__INSTRUCTIONS TO FOLLOW__
Each line in the material below, starting at the one with "Reproduce this chart with Plotly." and ending at the one with "import plotly.graph_objects as go", is to be reproduced exactly; no picture is to be copied.

__GIVEN ENTRIES__
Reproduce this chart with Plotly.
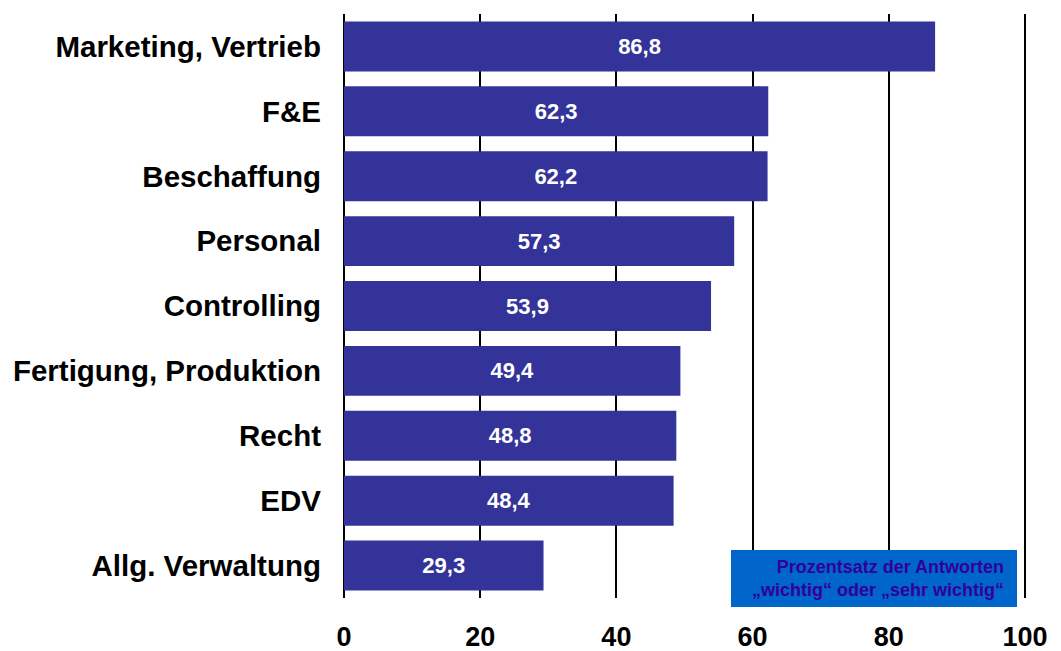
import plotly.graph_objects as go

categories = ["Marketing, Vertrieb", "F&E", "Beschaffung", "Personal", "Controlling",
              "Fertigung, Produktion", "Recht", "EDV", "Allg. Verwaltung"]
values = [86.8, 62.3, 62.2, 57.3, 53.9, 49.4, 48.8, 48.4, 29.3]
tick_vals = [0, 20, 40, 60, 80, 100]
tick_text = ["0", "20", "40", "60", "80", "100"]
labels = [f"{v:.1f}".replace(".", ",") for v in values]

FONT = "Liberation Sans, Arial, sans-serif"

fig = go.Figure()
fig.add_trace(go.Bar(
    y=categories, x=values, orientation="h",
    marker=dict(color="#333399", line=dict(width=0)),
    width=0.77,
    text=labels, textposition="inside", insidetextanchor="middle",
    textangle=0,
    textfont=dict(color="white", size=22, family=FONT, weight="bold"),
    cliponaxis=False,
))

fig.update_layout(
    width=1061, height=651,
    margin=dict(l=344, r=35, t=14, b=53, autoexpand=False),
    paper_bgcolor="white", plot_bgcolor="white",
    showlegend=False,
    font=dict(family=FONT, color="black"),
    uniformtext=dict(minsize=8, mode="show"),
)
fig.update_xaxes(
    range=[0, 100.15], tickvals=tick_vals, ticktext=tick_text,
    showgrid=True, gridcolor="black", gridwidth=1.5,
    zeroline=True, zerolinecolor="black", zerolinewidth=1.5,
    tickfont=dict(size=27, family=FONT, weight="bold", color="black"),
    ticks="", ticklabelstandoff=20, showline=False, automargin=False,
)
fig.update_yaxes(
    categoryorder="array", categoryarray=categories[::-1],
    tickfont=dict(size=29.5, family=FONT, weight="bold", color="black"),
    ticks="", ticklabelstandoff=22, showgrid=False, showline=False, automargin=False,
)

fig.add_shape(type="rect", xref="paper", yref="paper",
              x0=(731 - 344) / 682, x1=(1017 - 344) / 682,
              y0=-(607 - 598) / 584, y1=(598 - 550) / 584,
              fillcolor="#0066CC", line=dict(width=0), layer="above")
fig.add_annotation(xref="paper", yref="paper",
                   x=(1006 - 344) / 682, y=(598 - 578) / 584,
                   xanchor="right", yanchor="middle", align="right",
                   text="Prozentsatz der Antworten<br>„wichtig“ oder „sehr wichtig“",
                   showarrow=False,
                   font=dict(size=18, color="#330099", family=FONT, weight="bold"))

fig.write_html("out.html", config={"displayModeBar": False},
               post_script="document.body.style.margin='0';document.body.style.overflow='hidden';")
---
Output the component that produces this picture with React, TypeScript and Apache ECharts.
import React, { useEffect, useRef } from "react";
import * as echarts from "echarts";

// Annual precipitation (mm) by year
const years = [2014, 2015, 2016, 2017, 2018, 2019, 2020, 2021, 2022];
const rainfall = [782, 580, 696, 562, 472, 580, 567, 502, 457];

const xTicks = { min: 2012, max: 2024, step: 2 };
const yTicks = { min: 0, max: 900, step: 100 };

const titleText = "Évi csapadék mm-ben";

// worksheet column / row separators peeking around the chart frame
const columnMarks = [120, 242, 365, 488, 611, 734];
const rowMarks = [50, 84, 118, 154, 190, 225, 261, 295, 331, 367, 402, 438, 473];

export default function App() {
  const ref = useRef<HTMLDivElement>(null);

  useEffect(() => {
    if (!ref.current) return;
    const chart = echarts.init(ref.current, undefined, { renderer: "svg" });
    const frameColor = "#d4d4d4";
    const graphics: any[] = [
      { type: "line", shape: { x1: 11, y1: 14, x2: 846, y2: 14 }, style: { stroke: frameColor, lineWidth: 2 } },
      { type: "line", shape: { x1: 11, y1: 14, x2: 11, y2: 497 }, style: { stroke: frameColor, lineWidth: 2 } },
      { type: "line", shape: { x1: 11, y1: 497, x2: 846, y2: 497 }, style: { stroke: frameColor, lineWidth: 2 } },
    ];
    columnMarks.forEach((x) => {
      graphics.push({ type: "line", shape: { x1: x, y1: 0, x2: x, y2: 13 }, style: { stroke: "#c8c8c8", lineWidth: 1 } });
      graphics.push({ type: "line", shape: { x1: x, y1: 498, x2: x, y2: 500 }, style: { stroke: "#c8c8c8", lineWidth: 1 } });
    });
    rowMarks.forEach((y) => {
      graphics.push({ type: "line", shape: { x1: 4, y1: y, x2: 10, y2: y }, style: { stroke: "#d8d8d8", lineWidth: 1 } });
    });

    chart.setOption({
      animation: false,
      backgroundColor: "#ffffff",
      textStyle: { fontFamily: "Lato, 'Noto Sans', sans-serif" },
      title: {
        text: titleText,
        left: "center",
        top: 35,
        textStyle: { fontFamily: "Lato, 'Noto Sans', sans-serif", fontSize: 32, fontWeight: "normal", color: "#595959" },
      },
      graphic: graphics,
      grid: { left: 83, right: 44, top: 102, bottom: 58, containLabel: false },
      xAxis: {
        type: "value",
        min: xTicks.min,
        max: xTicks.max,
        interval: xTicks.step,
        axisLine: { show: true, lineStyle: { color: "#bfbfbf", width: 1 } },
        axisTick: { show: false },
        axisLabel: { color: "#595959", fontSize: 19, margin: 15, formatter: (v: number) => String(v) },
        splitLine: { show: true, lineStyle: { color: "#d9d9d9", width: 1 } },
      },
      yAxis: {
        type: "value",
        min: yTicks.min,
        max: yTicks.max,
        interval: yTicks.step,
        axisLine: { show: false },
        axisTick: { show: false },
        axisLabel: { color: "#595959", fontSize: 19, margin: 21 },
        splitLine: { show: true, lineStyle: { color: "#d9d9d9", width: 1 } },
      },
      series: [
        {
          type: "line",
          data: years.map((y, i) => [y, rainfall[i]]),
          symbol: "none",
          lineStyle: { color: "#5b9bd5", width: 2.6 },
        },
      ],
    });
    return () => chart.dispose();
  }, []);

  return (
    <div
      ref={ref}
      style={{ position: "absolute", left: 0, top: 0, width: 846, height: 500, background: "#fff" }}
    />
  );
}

__RESULT OF THE EXERCISE__
Reproduce this chart with Plotly.
import plotly.graph_objects as go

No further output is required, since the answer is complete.